Auditory scene analysis is the process by which we perceive the distance, direction,
loudness, pitch, and tone of many individual sounds simultaneously.
Analyzing auditory scenes is a complex human ability. Our environment
surrounds us with constant sound. Even the smallest vibrations and
echoes help us to identify our surrounding area. Sounds in a small area
produce fewer echoes than sounds in a large area. Physical properties of an object can
also be determined by sounds the object makes. When a ball is dropped onto a soft surface, it makes a
different sound than it would if dropped onto a hard surface. As you
walk across the floor you can hear the change in the sound of your footsteps when you cross from a carpeted area
onto a tiled surface.
The simplest way in which we can determine the location of the source of a sound is by comparing the intensity of the sound in our ears. If we hear a greater intensity (a louder sound) in the right ear, we know that the sound is coming from somewhere to our right. Conversely, a sound that is louder in the left ear than in the right is identified as coming from our left. We can also use the overall intensity of a sound (the combined intensity of the sound reaching the left ear and the sound reaching the right) to determine the proximity of the source of the sound. Simply put, a soft sound is determined to be coming from farther away than a louder sound. Both the comparison of left and right ear receptions and the evaluation of the sound's intensity are done automatically, without any conscious thought, allowing us to quickly and easily identify the approximate location of the origin of a sound.

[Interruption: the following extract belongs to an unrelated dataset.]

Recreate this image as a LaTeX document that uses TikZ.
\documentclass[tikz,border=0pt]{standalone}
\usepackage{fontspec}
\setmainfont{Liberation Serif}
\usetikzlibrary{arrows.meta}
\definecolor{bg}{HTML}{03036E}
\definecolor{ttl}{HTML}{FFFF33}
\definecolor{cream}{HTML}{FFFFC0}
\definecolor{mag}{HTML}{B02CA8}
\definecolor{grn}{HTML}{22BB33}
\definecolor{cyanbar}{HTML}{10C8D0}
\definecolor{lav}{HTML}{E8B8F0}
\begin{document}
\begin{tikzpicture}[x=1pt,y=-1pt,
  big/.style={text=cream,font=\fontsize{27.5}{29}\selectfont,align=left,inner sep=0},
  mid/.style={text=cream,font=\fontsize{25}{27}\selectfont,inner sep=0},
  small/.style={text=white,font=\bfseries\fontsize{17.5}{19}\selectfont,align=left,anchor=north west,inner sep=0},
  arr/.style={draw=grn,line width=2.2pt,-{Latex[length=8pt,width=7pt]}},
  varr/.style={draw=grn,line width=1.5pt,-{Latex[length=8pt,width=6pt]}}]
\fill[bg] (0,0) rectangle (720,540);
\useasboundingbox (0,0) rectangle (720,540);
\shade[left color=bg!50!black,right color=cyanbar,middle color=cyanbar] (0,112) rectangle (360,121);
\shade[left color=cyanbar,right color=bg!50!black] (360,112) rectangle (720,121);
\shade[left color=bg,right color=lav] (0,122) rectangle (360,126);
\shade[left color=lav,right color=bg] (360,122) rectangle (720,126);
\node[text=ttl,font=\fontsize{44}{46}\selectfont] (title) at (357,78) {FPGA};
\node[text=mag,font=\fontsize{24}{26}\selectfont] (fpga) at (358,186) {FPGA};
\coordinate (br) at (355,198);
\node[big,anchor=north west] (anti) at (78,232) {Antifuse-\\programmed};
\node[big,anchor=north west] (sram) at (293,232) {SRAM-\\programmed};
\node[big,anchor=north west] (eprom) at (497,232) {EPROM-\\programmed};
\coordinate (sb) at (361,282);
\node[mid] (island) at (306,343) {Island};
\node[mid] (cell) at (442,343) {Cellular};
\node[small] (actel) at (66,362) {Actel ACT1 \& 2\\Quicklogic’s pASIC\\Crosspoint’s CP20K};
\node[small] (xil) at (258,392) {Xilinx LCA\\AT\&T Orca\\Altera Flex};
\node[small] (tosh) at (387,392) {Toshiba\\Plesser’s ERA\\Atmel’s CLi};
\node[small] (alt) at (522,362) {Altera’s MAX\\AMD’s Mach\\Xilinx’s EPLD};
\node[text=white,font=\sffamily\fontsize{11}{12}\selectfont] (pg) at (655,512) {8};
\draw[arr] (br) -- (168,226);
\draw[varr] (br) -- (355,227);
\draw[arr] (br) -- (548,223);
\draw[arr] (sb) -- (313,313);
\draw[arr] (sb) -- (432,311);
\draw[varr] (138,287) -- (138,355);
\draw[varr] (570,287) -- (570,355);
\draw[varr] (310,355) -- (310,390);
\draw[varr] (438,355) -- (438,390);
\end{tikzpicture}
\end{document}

We can further pinpoint a sound's position in space by using the ear-body-brain
combination to decode localization cues. Localization cues are divided
into two categories. There are dynamic cues, such as vision,
reverberation, early echo response, and head motion. For example, sounds that originate close to us produce relatively few echoes compared to those that originate farther away. There are also
static cues: shoulder echo, pinna response, head shadow, and interaural
time difference. The pinna response refers to the fact that the pinna filters out certain frequencies of sound depending on the direction from which the sound comes. Sounds coming from the back may, for example, have their 1000 Hz frequencies filtered out by the back of the pinna. We perceive this as a subtle change in the quality of a sound, but we are used to having sounds coming from behind us filtered in this way. Because of this we are able to use this change in quality as a way to determine if the sound comes from in front of us, below us, behind us, or over us.
The recording of sounds has progressed from simple to more complex
levels in an attempt to replicate the way humans perceive sound. Early
monophonic recordings progressed to stereo. Newer technologies, such as
3D sound and other advances in the digital era, are refining the process
further. These recordings, however, are still crude imitations of
the process by which the human ear receives and understands sound.